A. Single-Robot Level: Constrained Bayesian Optimization Tree Search (cBOT)

Instead of standard RRT, the authors introduce cBOT, which uses a Gaussian Process (GP) as a surrogate model to learn local cost maps and feasibility constraints.

Local Control Window: The planner operates within a local control neighborhood $V_d(x_t)$ to ensure computational tractability and fine-grained maneuvering.
Surrogate Modeling:
- Objective Function ( $J$ ): Modeled as a GP to learn costs (time, energy, smoothness).
- Constraints ( $c_k$ ): Modeled independently as GPs to learn obstacle avoidance and kinodynamic limits.
Acquisition Function: The search is guided by Constrained Expected Improvement (CEI), which balances performance improvement ( $EI$ $E I$ ) with the probability of constraint satisfaction ( $P_{feas}$ $P_{f e a s}$ ).
- $CEI(u) = EI(u) \cdot P_{feas}(u)$
Process: The algorithm iteratively selects controls, propagates states using a kinodynamic model (RK4 integration), and validates trajectories against STL specifications. This allows the planner to generate shorter, collision-free paths with fewer samples compared to RRT.

B. Multi-Robot Level: STL-Enhanced Kinodynamic Conflict-Based Search (STL-KCBS)

This layer handles coordination and conflict resolution using a decoupled approach based on the Kinodynamic Conflict-Based Search (K-CBS) framework.

STL Monitors: Unlike standard K-CBS which uses geometric intersection tests, STL-KCBS employs STL monitors for conflict detection.
Robustness-Based Conflict Detection: Conflicts are identified not just by spatial overlap, but by evaluating the STL robustness metric ( $\mu(t)$ ).
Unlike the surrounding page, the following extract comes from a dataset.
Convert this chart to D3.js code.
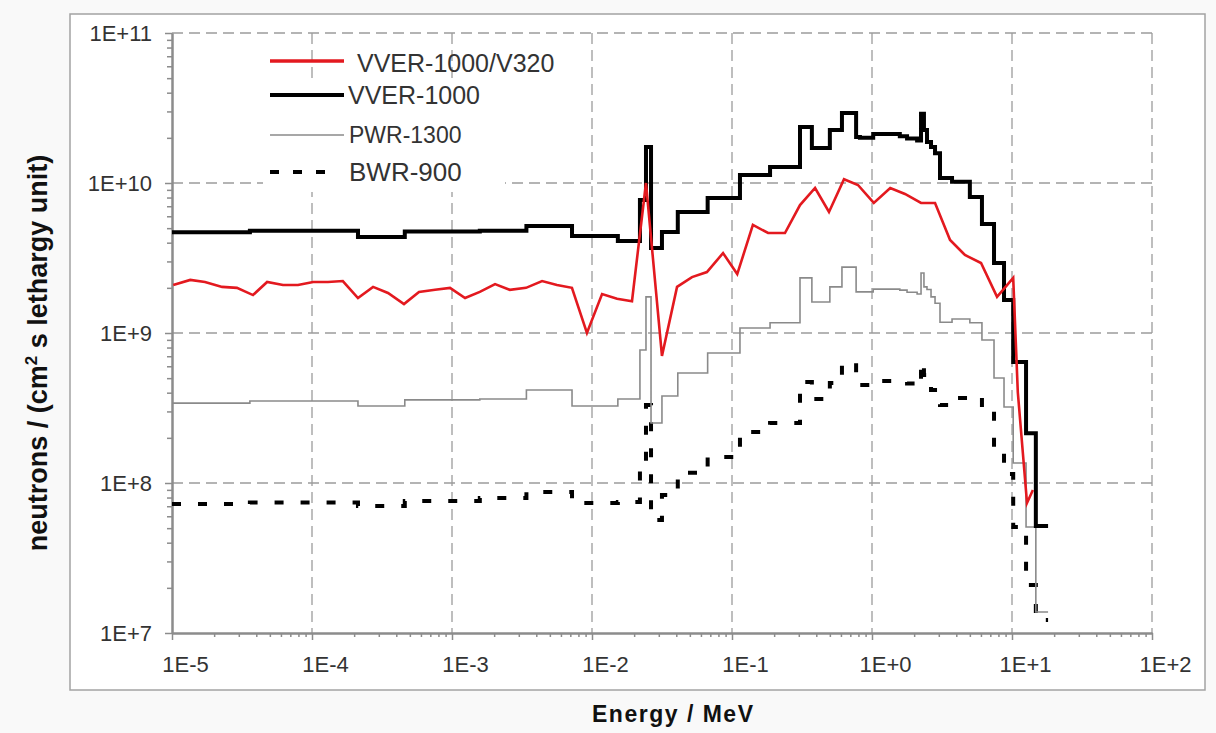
<!DOCTYPE html>
<html><head><meta charset="utf-8">
<script src="https://cdn.jsdelivr.net/npm/d3@7"></script>
<style>
body{margin:0;background:#f9f9f9;}
svg{display:block;font-family:"Liberation Sans",Arial,sans-serif;}
</style></head><body>
<svg id="chart" width="1216" height="733"></svg>
<script>
// ---- data (MeV, neutrons/(cm2 s lethargy unit)) ----
const energyEdges = [1e-5, 3.6e-5, 2.13e-4, 4.6e-4, 1.58e-3, 3.4e-3, 7.2e-3, 1.53e-2, 2.2e-2, 2.43e-2,
  2.64e-2, 3.16e-2, 4.1e-2, 6.7e-2, 0.114, 0.187, 0.306, 0.372, 0.5, 0.61,
  0.77, 0.82, 1.02, 1.58, 1.78, 2.1, 2.24, 2.35, 2.47, 2.64,
  2.82, 3.06, 3.73, 5.0, 6.1, 7.44, 8.77, 10.2, 12.6, 14.8, 18.1];
const vver1000 = [4.7e9, 4.8e9, 4.37e9, 4.75e9, 4.8e9, 5.17e9, 4.43e9, 4.1e9, 7.7e9, 1.74e10,
  3.69e9, 4.71e9, 6.41e9, 7.94e9, 1.13e10, 1.28e10, 2.36e10, 1.71e10, 2.26e10, 2.93e10,
  2.03e10, 2.0e10, 2.12e10, 2.05e10, 1.98e10, 1.92e10, 2.9e10, 2.26e10, 1.88e10, 1.74e10,
  1.58e10, 1.08e10, 1.02e10, 8.07e9, 5.33e9, 2.93e9, 1.66e9, 6.41e8, 2.15e8, 5.17e7];
const pwr1300 = [3.41e8, 3.52e8, 3.26e8, 3.58e8, 3.63e8, 4.17e8, 3.26e8, 3.63e8, 7.7e8, 1.74e9,
  2.51e8, 3.8e8, 5.41e8, 7.36e8, 1.08e9, 1.17e9, 2.33e9, 1.61e9, 2.03e9, 2.75e9,
  1.88e9, 1.88e9, 1.96e9, 1.93e9, 1.87e9, 1.82e9, 2.51e9, 2.03e9, 1.95e9, 1.74e9,
  1.58e9, 1.18e9, 1.24e9, 1.17e9, 8.98e8, 5.01e8, 3.21e8, 1.36e8, 5.09e7, 1.38e7];
const bwr900 = [7.24e7, 7.4e7, 7.03e7, 7.59e7, 7.94e7, 8.71e7, 7.36e7, 7.47e7, 1.36e8, 3.31e8,
  5.66e7, 8.32e7, 1.17e8, 1.49e8, 2.19e8, 2.51e8, 4.71e8, 3.63e8, 4.64e8, 6.31e8,
  4.5e8, 4.5e8, 4.79e8, 4.79e8, 4.6e8, 4.4e8, 6.41e8, 5.25e8, 4.44e8, 4.17e8,
  3.86e8, 3.31e8, 3.69e8, 3.75e8, 3.11e8, 1.69e8, 1.15e8, 5.09e7, 2.09e7, 1.22e7];
const v320Energy = [1.02e-5, 1.35e-5, 1.72e-5, 2.28e-5, 2.91e-5, 3.79e-5, 4.78e-5, 6.21e-5, 7.94e-5, 1.02e-4,
  1.30e-4, 1.66e-4, 2.13e-4, 2.73e-4, 3.49e-4, 4.54e-4, 5.81e-4, 7.57e-4, 9.68e-4, 1.24e-3,
  1.58e-3, 2.03e-3, 2.59e-3, 3.38e-3, 4.40e-3, 5.62e-3, 7.19e-3, 9.2e-3, 1.18e-2, 1.51e-2,
  1.93e-2, 2.43e-2, 3.16e-2, 4.05e-2, 5.18e-2, 6.62e-2, 8.63e-2, 0.109, 0.141, 0.181,
  0.239, 0.306, 0.392, 0.493, 0.631, 0.794, 1.03, 1.35, 1.72, 2.24,
  2.82, 3.61, 4.61, 6.01, 7.82, 10.2, 11.0, 12.8, 14.1];
const v320Flux = [2.09e9, 2.26e9, 2.19e9, 2.03e9, 2.0e9, 1.79e9, 2.19e9, 2.09e9, 2.09e9, 2.19e9,
  2.19e9, 2.22e9, 1.71e9, 2.03e9, 1.85e9, 1.56e9, 1.88e9, 1.94e9, 2.0e9, 1.71e9,
  1.88e9, 2.12e9, 1.94e9, 2.0e9, 2.22e9, 2.09e9, 2.0e9, 1.0e9, 1.82e9, 1.69e9,
  1.63e9, 1.0e10, 7.03e8, 2.03e9, 2.36e9, 2.55e9, 3.41e9, 2.47e9, 5.25e9, 4.64e9,
  4.64e9, 7.13e9, 9.26e9, 6.41e9, 1.06e10, 9.7e9, 7.36e9, 9.26e9, 8.45e9, 7.36e9,
  7.36e9, 4.17e9, 3.31e9, 2.93e9, 1.74e9, 2.33e9, 4.04e8, 7.36e7, 8.98e7];
const xTickValues = [1e-5, 1e-4, 1e-3, 1e-2, 1e-1, 1, 10, 100];
const xTickLabels = ["1E-5", "1E-4", "1E-3", "1E-2", "1E-1", "1E+0", "1E+1", "1E+2"];
const yTickValues = [1e7, 1e8, 1e9, 1e10, 1e11];
const yTickLabels = ["1E+7", "1E+8", "1E+9", "1E+10", "1E+11"];
const legendNames = ["VVER-1000/V320", "VVER-1000", "PWR-1300", "BWR-900"];
const xTitle = "Energy / MeV";

// ---- drawing ----
const svg = d3.select("#chart");
const plot = {left: 172, right: 1152, top: 33, bottom: 633};

svg.append("rect").attr("x", 70).attr("y", 14).attr("width", 1135).attr("height", 676)
  .attr("fill", "#fff").attr("stroke", "#a3a3a3").attr("stroke-width", 1.5);

const x = d3.scaleLog().domain([1e-5, 100]).range([plot.left, plot.right]);
const y = d3.scaleLog().domain([1e7, 1e11]).range([plot.bottom, plot.top]);

// grid
const grid = svg.append("g").attr("stroke", "#9c9c9c").attr("stroke-width", 1.3).attr("stroke-dasharray", "11,6");
xTickValues.slice(1).forEach(v => grid.append("line").attr("x1", x(v)).attr("x2", x(v)).attr("y1", plot.top).attr("y2", plot.bottom));
yTickValues.slice(1).forEach(v => grid.append("line").attr("x1", plot.left).attr("x2", plot.right).attr("y1", y(v)).attr("y2", y(v)));

function styleAxis(g) {
  g.select(".domain").attr("stroke", "#8c8c8c").attr("stroke-width", 2);
  g.selectAll(".tick line").attr("stroke", "#8c8c8c").attr("stroke-width", 1.5);
  g.selectAll(".tick text").attr("fill", "#333").attr("font-size", 22);
}
const isDecade = v => Math.abs(Math.log10(v) - Math.round(Math.log10(v))) < 1e-9;
const xMinor = x.ticks().filter(v => !isDecade(v));
const yMinor = y.ticks().filter(v => !isDecade(v));

svg.append("g").attr("transform", `translate(0,${plot.bottom})`)
  .call(d3.axisBottom(x).tickValues(xMinor).tickSize(4).tickSizeOuter(0).tickFormat(""))
  .call(styleAxis);
const gx = svg.append("g").attr("transform", `translate(0,${plot.bottom})`)
  .call(d3.axisBottom(x).tickValues(xTickValues).tickSize(7).tickSizeOuter(0).tickPadding(16)
    .tickFormat((d, i) => xTickLabels[i]))
  .call(styleAxis);
gx.selectAll(".tick text").attr("dx", 13);

svg.append("g").attr("transform", `translate(${plot.left},0)`)
  .call(d3.axisLeft(y).tickValues(yMinor).tickSize(5).tickSizeOuter(0).tickFormat(""))
  .call(styleAxis);
svg.append("g").attr("transform", `translate(${plot.left},0)`)
  .call(d3.axisLeft(y).tickValues(yTickValues).tickSize(7).tickSizeOuter(0).tickPadding(13)
    .tickFormat((d, i) => yTickLabels[i]))
  .call(styleAxis);

// legend background
svg.append("rect").attr("x", 263).attr("y", 78).attr("width", 242).attr("height", 114).attr("fill", "#fff");

// series
const stepLine = d3.line().x(d => x(d[0])).y(d => y(d[1])).curve(d3.curveStepAfter);
const stepPts = vals => energyEdges.map((e, i) => [e, vals[Math.min(i, vals.length - 1)]]);

svg.append("path").datum(stepPts(bwr900)).attr("d", stepLine).attr("fill", "none")
  .attr("stroke", "#000").attr("stroke-width", 4).attr("stroke-dasharray", "9,17");
svg.append("path").datum(stepPts(pwr1300)).attr("d", stepLine).attr("fill", "none")
  .attr("stroke", "#8a8a8a").attr("stroke-width", 1.6);
svg.append("path").datum(stepPts(vver1000)).attr("d", stepLine).attr("fill", "none")
  .attr("stroke", "#000").attr("stroke-width", 4);
const redLine = d3.line().x(d => x(d[0])).y(d => y(d[1]));
svg.append("path").datum(v320Energy.map((e, i) => [e, v320Flux[i]])).attr("d", redLine).attr("fill", "none")
  .attr("stroke", "#e3191f").attr("stroke-width", 2.6).attr("stroke-linejoin", "miter");

// legend
const legendStyle = [
  {stroke: "#e3191f", w: 3.5, dash: null, ly: 61, tx: 357, ty: 72, fs: 25},
  {stroke: "#000", w: 4, dash: null, ly: 95, tx: 348, ty: 104, fs: 25},
  {stroke: "#8a8a8a", w: 1.6, dash: null, ly: 135, tx: 349, ty: 143, fs: 23},
  {stroke: "#000", w: 4, dash: "9,14", ly: 172, tx: 349, ty: 181, fs: 26}
];
legendNames.forEach((name, i) => {
  const s = legendStyle[i];
  const ln = svg.append("line").attr("x1", 270).attr("x2", i === 3 ? 334 : 344).attr("y1", s.ly).attr("y2", s.ly)
    .attr("stroke", s.stroke).attr("stroke-width", s.w);
  if (s.dash) ln.attr("stroke-dasharray", s.dash);
  svg.append("text").attr("x", s.tx).attr("y", s.ty).attr("font-size", s.fs).attr("fill", "#333").text(name);
});

// axis titles
svg.append("text").attr("x", 592).attr("y", 722).attr("font-size", 23).attr("font-weight", "bold")
  .attr("fill", "#111").attr("textLength", 161).attr("lengthAdjust", "spacing").text(xTitle);
const yt = svg.append("text").attr("transform", "translate(47,353) rotate(-90)").attr("text-anchor", "middle")
  .attr("font-size", 27).attr("font-weight", "bold").attr("fill", "#111");
yt.append("tspan").text("neutrons / (cm");
yt.append("tspan").attr("font-size", 17).attr("dy", -10).text("2");
yt.append("tspan").attr("dy", 10).text(" s lethargy unit)");
</script>
</body></html>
A conflict exists if $\mu(t) < 0$ , indicating a violation of the safety specification (e.g., minimum separation distance) with a quantitative margin.
Resolution: When a conflict is detected, the algorithm generates STL-constrained trajectory refinements and propagates temporal constraints through the search tree.
Decoupling: The cBOT planner handles individual trajectory generation and static obstacle avoidance, while STL-KCBS manages inter-robot collision avoidance and temporal coordination.

3. Key Contributions

cBOT Algorithm: A novel constrained Bayesian optimization-based tree search that learns local cost maps and constraints via GPs. It generates shorter, smoother trajectories with fewer samples than conventional RRT-based approaches.
STL-KCBS Algorithm: An extension of K-CBS that integrates STL monitors into conflict detection and resolution. It ensures specification satisfaction while maintaining the scalability and probabilistic completeness of the K-CBS framework.
Comprehensive Benchmarking: A rigorous evaluation against nine baseline planners (including RRT*, GCS, and MPC variants) across diverse environments (open, bottleneck, forest, bugtrap) and team sizes (up to 50 robots).
Real-World Validation: Successful deployment on autonomous surface vehicles (ASVs) in a lake environment and ground robots in indoor settings, demonstrating robustness in uncertain, real-world conditions.

4. Experimental Results

The framework was tested on a desktop computer (Intel i7, 32GB RAM) using both simulation and real-world hardware (iRobot Create 3, Waveshare Rover, and ASVs).

Success Rate:
- STLcBOT achieved 100% success across all environments and team sizes (up to 50 robots).
- RRT-based methods (KRRT, STLRRT) degraded significantly in cluttered environments (Env. 3), failing beyond 12 robots.
- Convex Optimization methods (STGCS) failed completely in cluttered environments (Env. 3) and struggled with scalability beyond 4 robots.
Runtime Efficiency:
- STLcBOT maintained runtimes under 1 second for most scenarios, even with large teams.
- RRT-based planners showed exponential growth in runtime, exceeding 100 seconds for 50 robots.
Trajectory Quality:
- STLcBOT produced shorter and smoother trajectories compared to RRT.
- In the "cross-hall" environment, cBOT paths were significantly more organized and efficient.
- Path lengths for STLcBOT scaled sub-linearly, staying below 1200m even with 50 robots in complex maps, whereas RRT paths often exceeded 3000m.
Real-World Performance:
- Successfully executed complex maneuvers (X-pattern navigation, position swapping) with 2-3 ASVs in a lake, handling GPS noise and dynamic obstacles (fountains) in under one second of planning time.

5. Significance

This work bridges the gap between formal verification (STL) and efficient sampling-based planning for multi-robot systems.

Scalability: It solves a critical bottleneck in multi-robot planning, successfully handling teams of up to 50 robots in complex environments where existing exact STL planners fail (typically >6 robots).
Robustness: By using STL robustness metrics for conflict resolution, the system provides quantitative safety margins, making it suitable for real-world deployment where sensor noise and dynamics are unpredictable.
Practicality: The release of the STL-cBOT Planner as an open-source package and the validation on physical hardware (ASVs and UGVs) demonstrate immediate applicability in fields such as environmental monitoring, search and rescue, and autonomous logistics.

In summary, the proposed STLcBOT framework offers a superior balance of completeness, computational efficiency, and trajectory quality, outperforming both traditional sampling methods and convex optimization approaches in complex, constrained multi-robot scenarios.